Faculty Profile: Qian Lin

Qian Lin

Assistant Professor, Department of Cell & Systems Biology

Qian LinQian Lin is an assistant professor in the Department of Cell & Systems Biology. She received her BSc from the University of Science & Technology of China and her PhD from the National University of Singapore. Before joining the University of Toronto, she was a postdoctoral fellow at The Rockefeller University.

As a systems neuroscientist, Lin is inspired to link the abstract mind with the biological substrates. For this, she combines neural imaging and computational tools on behaving animal models to study the neural mechanisms underlying cognition. Because she believes that cognition arises from brain-wide information integration, she works with the zebrafish model to get whole-brain neurodynamics with single-cell resolution via cutting-edge microscopies. Her approach is to develop data-driven computational models that predict decisions and behaviours from neural activity and derive patterns of neural activity from the architecture.

Lin's lab aims to understand how the brain produces flexible and adaptive behaviours.
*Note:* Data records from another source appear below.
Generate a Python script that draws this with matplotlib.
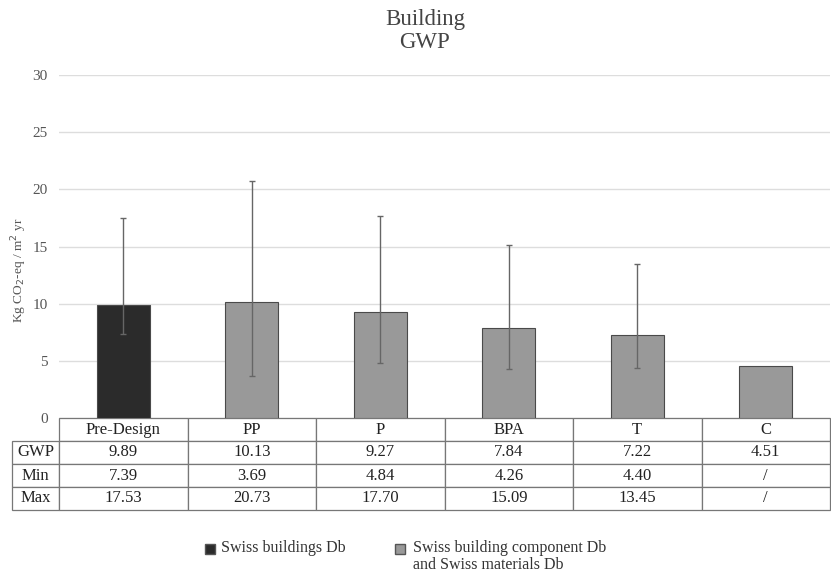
import numpy as np
import matplotlib.pyplot as plt
from matplotlib.lines import Line2D
from matplotlib.patches import Rectangle

# données
phases = ["Pre-Design", "PP", "P", "BPA", "T", "C"]
gwp = [9.89, 10.13, 9.27, 7.84, 7.22, 4.51]
gwp_min = [7.39, 3.69, 4.84, 4.26, 4.40, np.nan]
gwp_max = [17.53, 20.73, 17.70, 15.09, 13.45, np.nan]
row_labels = ["GWP", "Min", "Max"]
legend_labels = ["Swiss buildings Db", "Swiss building component Db\nand Swiss materials Db"]
legend_colors = ["#2b2b2b", "#999999"]

plt.rcParams["font.family"] = ["Liberation Serif", "DejaVu Serif"]

W, H = 831, 572
fig = plt.figure(figsize=(W/100, H/100), dpi=100)
ax = fig.add_axes([59/W, 1-418/H, 771/W, 343/H])

x = np.arange(len(phases))
couleurs = [legend_colors[0]] + [legend_colors[1]] * (len(phases) - 1)
ax.bar(x, gwp, width=0.41, color=couleurs, edgecolor="#4a4a4a", linewidth=0.8, zorder=2)

g, lo, hi = np.array(gwp), np.array(gwp_min), np.array(gwp_max)
ax.errorbar(x, g, yerr=[g - lo, hi - g], fmt="none", ecolor="#666666",
            elinewidth=1.0, capsize=2.5, capthick=1.0, zorder=3)

ax.set_xlim(-0.5, len(phases) - 0.5)
ax.set_ylim(0, 30)
ax.set_yticks(range(0, 31, 5))
ax.set_xticks([])
ax.grid(axis="y", color="#dddddd", linewidth=1.0, zorder=0)
for s in ax.spines.values():
    s.set_visible(False)
ax.tick_params(axis="y", length=0, labelsize=11, labelcolor="#555555", pad=8)
ax.set_ylabel("Kg CO$_2$-eq / m$^2$ yr", fontsize=9.6, color="#555555")
ax.yaxis.set_label_coords(-30/771, 0.43)

fig.text(425/W, 1-9/H, "Building\nGWP", ha="center", va="top", fontsize=16.5,
         color="#444444", linespacing=1.12)

# ── tableau (dessiné à la main, coordonnées de l'axe) ──
fmt = lambda v: "/" if np.isnan(v) else f"{v:.2f}"
lignes = [[fmt(v) for v in gwp], [fmt(v) for v in gwp_min], [fmt(v) for v in gwp_max]]
ay = lambda px: -(px - 418) / 343          # pixel vertical -> axe
bords = [418, 441, 464, 487, 510]
n = len(phases)
lab_w = 47 / 771

def cellule(x0, w, r, txt):
    y0, y1 = ay(bords[r + 1]), ay(bords[r])
    ax.add_patch(Rectangle((x0, y0), w, y1 - y0, transform=ax.transAxes,
                           facecolor="white", edgecolor="#777777", lw=0.9, clip_on=False))
    ax.text(x0 + w / 2, (y0 + y1) / 2, txt, transform=ax.transAxes, ha="center",
            va="center", fontsize=12, color="#222222", clip_on=False)

for j, p in enumerate(phases):
    cellule(j / n, 1 / n, 0, p)
for i, (lab, vals) in enumerate(zip(row_labels, lignes)):
    cellule(-lab_w, lab_w, i + 1, lab)
    for j, v in enumerate(vals):
        cellule(j / n, 1 / n, i + 1, v)

# légende (faite à la main pour aligner la 1re ligne)
for xm, xt, lab, col in zip([210, 400], [221, 413], legend_labels, legend_colors):
    fig.add_artist(Line2D([xm/W], [1-549/H], marker="s", markersize=7, linestyle="",
                          markerfacecolor=col, markeredgecolor="#555555",
                          transform=fig.transFigure))
    fig.text(xt/W, 1-540/H, lab, ha="left", va="top", fontsize=11.5,
             color="#333333", linespacing=1.05)

fig.savefig("out.png", dpi=100)
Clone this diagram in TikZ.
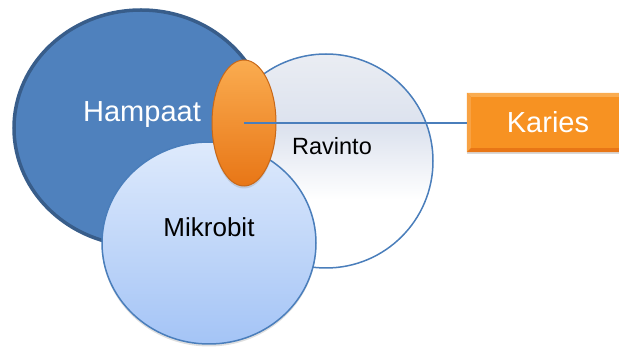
\documentclass[tikz,border=0pt]{standalone}
\usepackage{fontspec}
\setmainfont{Liberation Sans}
\usetikzlibrary{shapes.geometric,shadows}

\definecolor{tummasin}{RGB}{79,129,189}
\definecolor{tummareuna}{RGB}{56,93,138}
\definecolor{reuna}{RGB}{74,126,187}
\definecolor{mikroyla}{RGB}{222,234,252}
\definecolor{mikroala}{RGB}{164,196,246}
\definecolor{ravkeski}{RGB}{220,226,238}
\definecolor{ravyla}{RGB}{234,237,243}
\definecolor{oranssi}{RGB}{247,146,34}
\definecolor{oranssivalo}{RGB}{250,172,80}
\definecolor{oranssitumma}{RGB}{232,118,22}
\definecolor{oranssireuna}{RGB}{200,104,24}

% light band in the upper half, white below
\pgfdeclareverticalshading{ravinto}{100bp}{color(0bp)=(white); color(41bp)=(white);
  color(58bp)=(ravkeski); color(75bp)=(ravyla); color(100bp)=(ravyla)}

\begin{document}
\begin{tikzpicture}[x=1pt,y=-1pt,
    nimi/.style={anchor=base,inner sep=0pt},
    varjo/.style={drop shadow={shadow xshift=0pt,shadow yshift=-2.5pt,opacity=0.25}}]
  \useasboundingbox (0,0) rectangle (619,347);
  \clip (0,0) rectangle (619,347);

  % the three circles
  \draw[line width=3.5pt,draw=tummareuna,fill=tummasin] (141,128) ellipse [x radius=127, y radius=118];
  \shade[draw=reuna,line width=1.5pt,shading=ravinto] (326,161) circle [radius=107];
  \shade[draw=reuna,line width=1.5pt,top color=mikroyla,bottom color=mikroala,varjo]
    (209,243) ellipse [x radius=107, y radius=101];

  % overlap in the middle
  \node[ellipse,minimum width=64pt,minimum height=126pt,inner sep=0pt,line width=1pt,
        draw=oranssireuna,top color=oranssivalo,middle color=oranssi,bottom color=oranssitumma,
        varjo] (pisara) at (244,123) {};

  % result box, runs past the right edge
  \node[minimum width=162pt,minimum height=59pt,inner sep=0pt,fill=oranssi,text=white,
        font=\fontsize{29}{34}\selectfont,
        drop shadow={shadow xshift=0pt,shadow yshift=-2pt,opacity=0.3}] (karies) at (548,122.5) {Karies};
  \fill[oranssivalo] (karies.north west) -- (karies.north east)
    -- ([xshift=-4pt,yshift=-4pt]karies.north east) -- ([xshift=4pt,yshift=-4pt]karies.north west) -- cycle;
  \fill[oranssi!85!white] (karies.north west) -- ([xshift=4pt,yshift=-4pt]karies.north west)
    -- ([xshift=4pt,yshift=4pt]karies.south west) -- (karies.south west) -- cycle;
  \fill[oranssitumma] (karies.south west) -- (karies.south east)
    -- ([xshift=-4pt,yshift=4pt]karies.south east) -- ([xshift=4pt,yshift=4pt]karies.south west) -- cycle;

  \draw[reuna,line width=1.5pt] (pisara.center) -- (pisara.center -| karies.west);

  % labels
  \node[nimi,text=white,font=\fontsize{29}{34}\selectfont] (hampaat) at (142,122) {Hampaat};
  \node[nimi,font=\fontsize{23.5}{28}\selectfont] (ravinto) at (332,155) {Ravinto};
  \node[nimi,font=\fontsize{26}{31}\selectfont] (mikrobit) at (209,237) {Mikrobit};
\end{tikzpicture}
\end{document}
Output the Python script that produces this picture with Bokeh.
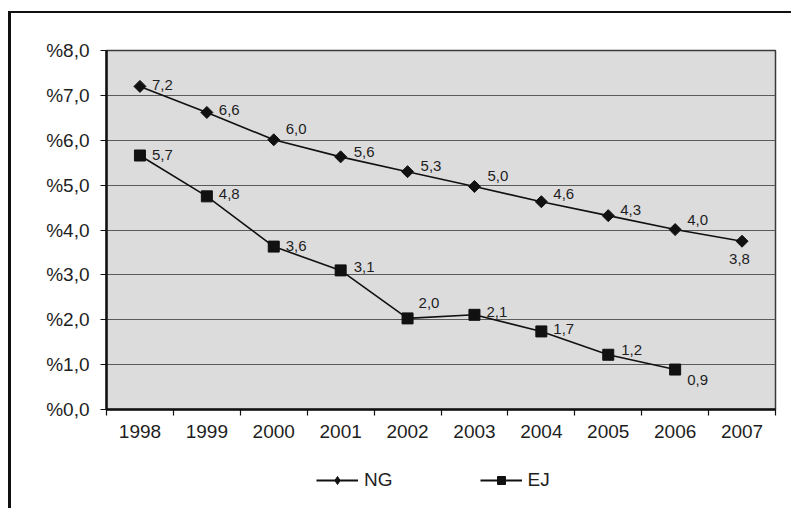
from bokeh.plotting import figure
from bokeh.layouts import column
from bokeh.models import (FixedTicker, Range1d, ColumnDataSource, Legend, LegendItem)
from bokeh.embed import file_html
from bokeh.resources import INLINE
from bokeh.core.properties import value
import numpy as np

# ---- data ----
years = ["1998", "1999", "2000", "2001", "2002", "2003", "2004", "2005", "2006", "2007"]
ng = [7.2, 6.62, 6.01, 5.63, 5.3, 4.97, 4.63, 4.32, 4.01, 3.75]
ng_labels = ["7,2", "6,6", "6,0", "5,6", "5,3", "5,0", "4,6", "4,3", "4,0", "3,8"]
ej = [5.66, 4.75, 3.63, 3.10, 2.03, 2.11, 1.74, 1.22, 0.89]
ej_labels = ["5,7", "4,8", "3,6", "3,1", "2,0", "2,1", "1,7", "1,2", "0,9"]
y_ticks = [0, 1, 2, 3, 4, 5, 6, 7, 8]

# ---- label placement (style) ----
ng_dx = [12, 12, 12, 13, 13, 13, 12, 12, 12, -13]
ng_dy = [-1, -2, -11, -5, -6, -10, -8, -6, -10, 18]
ej_dx = [12, 12, 12, 13, 11, 12, 12, 13, 12]
ej_dy = [-1, -2, -1, -3, -15, -3, -2, -5, 10]

FONT = "Liberation Sans"
TXT = "#1e1e1e"

xc = [i + 0.5 for i in range(len(years))]

p = figure(width=780, height=435, output_backend="svg", toolbar_location=None,
           x_range=Range1d(0, len(years)), y_range=Range1d(0, 8),
           min_border_left=95, min_border_right=16, min_border_top=37, min_border_bottom=39)

p.background_fill_color = "#dcdcdd"
p.border_fill_color = "white"
p.outline_line_color = "#3a3a3a"
p.outline_line_width = 1.5

# x axis: labels at category centres, ticks at boundaries
p.xaxis.ticker = FixedTicker(ticks=xc, minor_ticks=list(range(len(years) + 1)))
p.xaxis.major_label_overrides = {x: y for x, y in zip(xc, years)}
p.xaxis.major_tick_line_color = None
p.xaxis.major_tick_out = 0
p.xaxis.major_tick_in = 0
p.xaxis.minor_tick_out = 6
p.xaxis.minor_tick_in = 0
p.xaxis.minor_tick_line_color = "#111"
p.xaxis.minor_tick_line_width = 1.2
p.xaxis.major_label_standoff = 9
p.xaxis.axis_line_color = "#111"
p.xaxis.axis_line_width = 2.5

# y axis
p.yaxis.ticker = FixedTicker(ticks=y_ticks, minor_ticks=[])
p.yaxis.major_label_overrides = {t: ("%" + f"{t:.1f}".replace(".", ",")) for t in y_ticks}
p.yaxis.major_tick_out = 6
p.yaxis.major_tick_in = 0
p.yaxis.major_tick_line_color = "#111"
p.yaxis.major_tick_line_width = 1.2
p.yaxis.minor_tick_line_color = None
p.yaxis.major_label_standoff = 11
p.yaxis.axis_line_color = "#111"
p.yaxis.axis_line_width = 2.5

for ax in (p.xaxis, p.yaxis):
    ax.major_label_text_font = FONT
    ax.major_label_text_font_size = "19px"
    ax.major_label_text_color = TXT

p.xgrid.grid_line_color = None
p.ygrid.ticker = FixedTicker(ticks=y_ticks[1:-1])
p.ygrid.grid_line_color = "#5a5a5a"
p.ygrid.grid_line_width = 1.2

# series
ng_src = ColumnDataSource(dict(x=xc[:len(ng)], y=ng, t=ng_labels, dx=ng_dx, dy=ng_dy))
ej_src = ColumnDataSource(dict(x=xc[:len(ej)], y=ej, t=ej_labels, dx=ej_dx, dy=ej_dy))

line_kw = dict(line_color="#111", line_width=1.6)
ng_mark_kw = dict(marker="square", size=8.5, angle=np.pi / 4, fill_color="#111", line_color="#111")
ej_mark_kw = dict(marker="square", size=11, fill_color="#111", line_color="#111")

p.line("x", "y", source=ng_src, **line_kw)
p.scatter("x", "y", source=ng_src, **ng_mark_kw)
p.line("x", "y", source=ej_src, **line_kw)
p.scatter("x", "y", source=ej_src, **ej_mark_kw)

for src in (ng_src, ej_src):
    p.text("x", "y", text="t", source=src, x_offset="dx", y_offset="dy",
           text_font=value(FONT), text_font_size="15px", text_color=TXT,
           text_align="left", text_baseline="middle")

# ---- legend strip below ----
lg = figure(width=780, height=60, output_backend="svg", toolbar_location=None,
            x_axis_location=None, y_axis_location=None,
            x_range=Range1d(0, 1), y_range=Range1d(0, 1),
            min_border_left=0, min_border_right=0, min_border_top=0, min_border_bottom=0)
lg.outline_line_color = None
lg.grid.visible = False
lg.background_fill_color = "white"
lg.border_fill_color = "white"
off = dict(x=[-5.0], y=[-5.0])  # dummy points outside the visible range, legend only
leg_line_kw = dict(line_color="#111", line_width=2)
l1 = lg.line(x="x", y="y", source=ColumnDataSource(off), **leg_line_kw)
m1 = lg.scatter(x="x", y="y", source=ColumnDataSource(off), marker="diamond", size=15,
                fill_color="#111", line_color="#111")
l2 = lg.line(x="x", y="y", source=ColumnDataSource(off), **leg_line_kw)
m2 = lg.scatter(x="x", y="y", source=ColumnDataSource(off), **ej_mark_kw)

legend = Legend(items=[LegendItem(label="NG", renderers=[l1, m1]),
                       LegendItem(label="EJ", renderers=[l2, m2])],
                location=(210, 17), orientation="horizontal",
                glyph_width=42, glyph_height=20, label_standoff=6, spacing=87,
                padding=0, margin=0, border_line_color=None, background_fill_alpha=0,
                label_text_font=FONT, label_text_font_size="19px", label_text_color=TXT)
lg.add_layout(legend, "center")

layout = column(p, lg, spacing=0)
layout.styles = {"border-left": "3px solid #111", "border-top": "2px solid #111",
                 "margin-top": "11px", "margin-left": "8px"}

open("out.html", "w").write(file_html(layout, INLINE))
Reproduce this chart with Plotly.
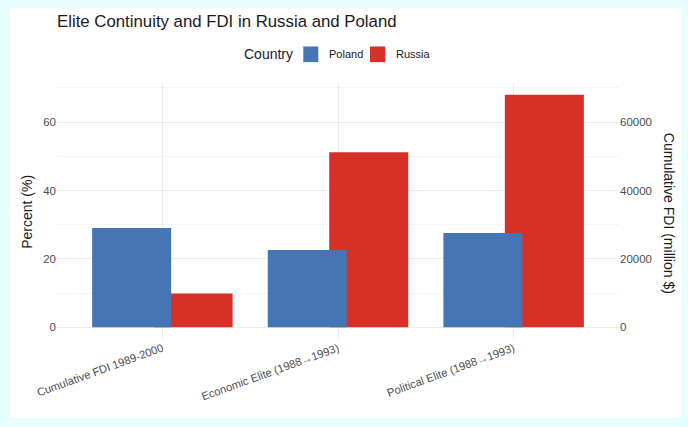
import plotly.graph_objects as go

categories = ["Cumulative FDI 1989-2000", "Economic Elite (1988→1993)", "Political Elite (1988→1993)"]
countries = ["Poland", "Russia"]
colors = {"Poland": "#4575B4", "Russia": "#D73027"}

# FDI in million $ (right axis), elite continuity in percent (left axis)
fdi_poland = [29000]
fdi_russia = [9900]
elite_poland = [22.6, 27.6]
elite_russia = [51.2, 68.0]

y_max = 68.0
y_lo, y_hi = -0.05 * y_max, 1.05 * y_max

W = 0.45
OFF = 0.175
off = {"Poland": -OFF - W / 2, "Russia": OFF - W / 2}

fig = go.Figure()
# Russia first so Poland draws on top
for c, fdi, elite in [("Russia", fdi_russia, elite_russia), ("Poland", fdi_poland, elite_poland)]:
    fig.add_trace(go.Bar(x=categories[1:], y=elite, name=c, marker=dict(color=colors[c], line=dict(width=0)),
                         width=W, offset=off[c], showlegend=False, yaxis="y", hoverinfo="x+y"))
    fig.add_trace(go.Bar(x=categories[:1], y=fdi, name=c, marker=dict(color=colors[c], line=dict(width=0)),
                         width=W, offset=off[c], showlegend=False, yaxis="y2", hoverinfo="x+y"))

font = "Liberation Sans, Arial, sans-serif"
BG = "#E6FFFE"

# plot-area geometry in pixels (used for placing the hand-built legend)
PX0, PX1, PY0, PY1 = 57.0, 619.0, 339.4, 82.9
def px(x):
    return (x - PX0) / (PX1 - PX0)
def py(y):
    return (PY0 - y) / (PY0 - PY1)

annotations = [
    dict(text="Country", x=px(295), y=py(54), xref="paper", yref="paper", xanchor="right", yanchor="middle",
         showarrow=False, font=dict(size=14, color="#1A1A1A")),
    dict(text="Percent (%)", x=px(27), y=py(212), xref="paper", yref="paper", xanchor="center", yanchor="middle",
         textangle=-90, showarrow=False, font=dict(size=14, color="#1A1A1A")),
    dict(text="Cumulative FDI (million $)", x=px(669), y=py(213), xref="paper", yref="paper", xanchor="center",
         yanchor="middle", textangle=90, showarrow=False, font=dict(size=14, color="#1A1A1A")),
]
shapes = [dict(type="rect", xref="paper", yref="paper", x0=px(10), x1=px(681), y0=py(418), y1=py(8),
               fillcolor="white", line=dict(width=0), layer="below")]
legend_pos = {"Poland": (303.3, 318.3, 327), "Russia": (370, 385.3, 394.3)}
for c in countries:
    s0, s1, tx = legend_pos[c]
    shapes.append(dict(type="rect", xref="paper", yref="paper", x0=px(s0), x1=px(s1), y0=py(62), y1=py(46.3),
                       fillcolor=colors[c], line=dict(width=0), layer="above"))
    annotations.append(dict(text=c, x=px(tx), y=py(54), xref="paper", yref="paper", xanchor="left",
                            yanchor="middle", showarrow=False, font=dict(size=11, color="#1A1A1A")))

fig.update_layout(
    width=688, height=427,
    margin=dict(l=57, r=69, t=83, b=88),
    paper_bgcolor=BG,
    plot_bgcolor="rgba(0,0,0,0)",
    barmode="overlay",
    showlegend=False,
    font=dict(family=font, color="#4D4D4D"),
    title=dict(text="Elite Continuity and FDI in Russia and Poland", xref="paper", x=0, xanchor="left",
               yref="container", y=1 - 21 / 427, yanchor="middle", font=dict(size=16.8, color="#1A1A1A")),
    xaxis=dict(type="category", categoryorder="array", categoryarray=categories, range=[-0.6, 2.6],
               showgrid=True, gridcolor="#EBEBEB", gridwidth=1, tickangle=-20,
               tickfont=dict(size=11.2, color="#4D4D4D"), showline=False, zeroline=False, ticks=""),
    yaxis=dict(range=[y_lo, y_hi], tickvals=[0, 20, 40, 60], showgrid=True, gridcolor="#EBEBEB", gridwidth=1,
               minor=dict(tickvals=[10, 30, 50, 70], showgrid=True, gridcolor="#F5F5F5", gridwidth=1),
               zeroline=False, showline=False, ticks="",
               tickfont=dict(size=11.5, color="#4D4D4D")),
    yaxis2=dict(overlaying="y", side="right", range=[y_lo * 1000, y_hi * 1000], tickformat="d",
                tickvals=[0, 20000, 40000, 60000], showgrid=False, zeroline=False, showline=False, ticks="",
                tickfont=dict(size=11.5, color="#4D4D4D")),
    annotations=annotations,
    shapes=shapes,
)

fig.write_html("out.html", config={"displayModeBar": False},
               post_script="document.body.style.margin='0';document.body.style.background='%s';" % BG)
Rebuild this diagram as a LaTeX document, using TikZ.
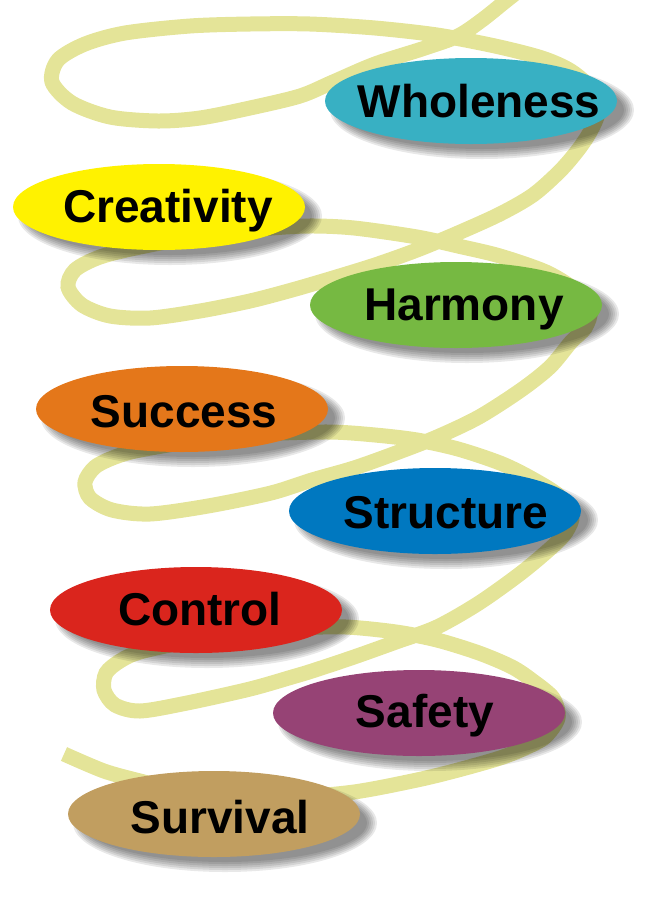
\documentclass[tikz,border=0pt]{standalone}
\usepackage{fontspec}
\setmainfont{Liberation Sans}
\usepackage{tikz}
\usetikzlibrary{shapes.geometric}

\definecolor{coil}{RGB}{228,228,152}
\definecolor{wholecol}{RGB}{56,176,195}
\definecolor{creatcol}{RGB}{255,242,0}
\definecolor{harmcol}{RGB}{118,185,66}
\definecolor{succcol}{RGB}{228,119,26}
\definecolor{structcol}{RGB}{0,120,192}
\definecolor{ctrlcol}{RGB}{218,37,29}
\definecolor{safecol}{RGB}{150,67,117}
\definecolor{survcol}{RGB}{193,158,96}

\begin{document}
\begin{tikzpicture}[x=1pt, y=-1pt,
  stage/.style={ellipse, minimum width=292pt, minimum height=86pt, inner sep=0pt, fill=#1},
  word/.style={font=\bfseries\fontsize{46}{50}\selectfont, text height=33pt, text depth=0pt, inner sep=0pt}]
\useasboundingbox (0,0) rectangle (650,922);
% the coil, drawn first so the stages cover it
\draw[coil, line width=15pt] plot[smooth] coordinates {
  (535,-22) (507,0) (482,20) (458,36) (425,48) (375,64) (333,82) (300,96)
  (250,108) (200,118) (158,121) (110,117) (72,103) (52,82) (58,60) (85,44)
  (125,33) (190,26) (250,24) (310,24) (375,28) (437,35) (495,46) (542,58)
  (571,71) (592,90) (598,112) (590,132) (578,150) (560,171) (533,195) (500,214)
  (458,233) (417,250) (375,265) (333,278) (292,290) (250,301) (200,311) (150,318)
  (110,316) (82,305) (68,287) (75,270) (100,257) (140,247) (200,236) (260,229)
  (308,226) (354,228) (417,237) (458,246) (500,256) (546,272) (575,290) (590,310)
  (585,328) (571,342) (550,367) (521,390) (479,417) (437,437) (396,453) (354,468)
  (312,480) (271,493) (208,506) (150,514) (112,510) (90,498) (85,482) (95,467)
  (115,457) (140,450) (200,440) (260,434) (329,432) (375,435) (417,440) (458,449)
  (500,463) (529,477) (558,495) (572,515) (566,532) (552,547) (521,573) (479,603)
  (437,627) (396,642) (354,657) (312,671) (292,677) (250,689) (187,703) (140,711)
  (115,705) (104,690) (106,673) (120,661) (140,652) (190,641) (250,633) (300,628)
  (346,627) (396,632) (437,640) (479,653) (512,667) (533,681) (553,698) (558,718)
  (545,737) (525,748) (500,758) (458,770) (417,780) (354,792) (290,797) (220,794)
  (170,788) (140,781) (104,771) (64,754)};
% soft shadows
\foreach \cx/\cy in {471/101, 159/207, 456/305, 182/409, 435/511, 196/610, 419/713, 214/814}
  \foreach \k in {0,...,5}
    \fill[black, opacity=0.09, shift={(11,9)}] (\cx,\cy) ellipse ({152-2*\k} and {49-2*\k});
% the stages
\node[stage=wholecol] (whole) at (471,101) {};
\node[word] (whole-txt) at (479,101) {Wholeness};
\node[stage=creatcol] (creat) at (159,207) {};
\node[word] (creat-txt) at (168,206) {Creativity};
\node[stage=harmcol] (harm) at (456,305) {};
\node[word] (harm-txt) at (464,304) {Harmony};
\node[stage=succcol] (succ) at (182,409) {};
\node[word] (succ-txt) at (184,411) {Success};
\node[stage=structcol] (struct) at (435,511) {};
\node[word] (struct-txt) at (446,512) {Structure};
\node[stage=ctrlcol] (ctrl) at (196,610) {};
\node[word] (ctrl-txt) at (200,609) {Control};
\node[stage=safecol] (safe) at (419,713) {};
\node[word] (safe-txt) at (425,711) {Safety};
\node[stage=survcol] (surv) at (214,814) {};
\node[word] (surv-txt) at (220,817) {Survival};
\end{tikzpicture}
\end{document}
The cerebellum, with a conserved layered architecture, has recently emerged as a critical region for cognitive functions. Currently, her lab focuses on the “cognitive cerebellum” by studying cerebellar microcircuits and interactions with brain-wide neurodynamics in three decision-making contexts — reward learning, social cognition and spatial navigation. They use state-of-art optical neurotechnology, virtual realities, calcium imaging, computation tools from machine learning and dynamical systems, and an array of optogenetic tools. By combining these experimental and computational approaches, she seeks general principles that govern how the brain works.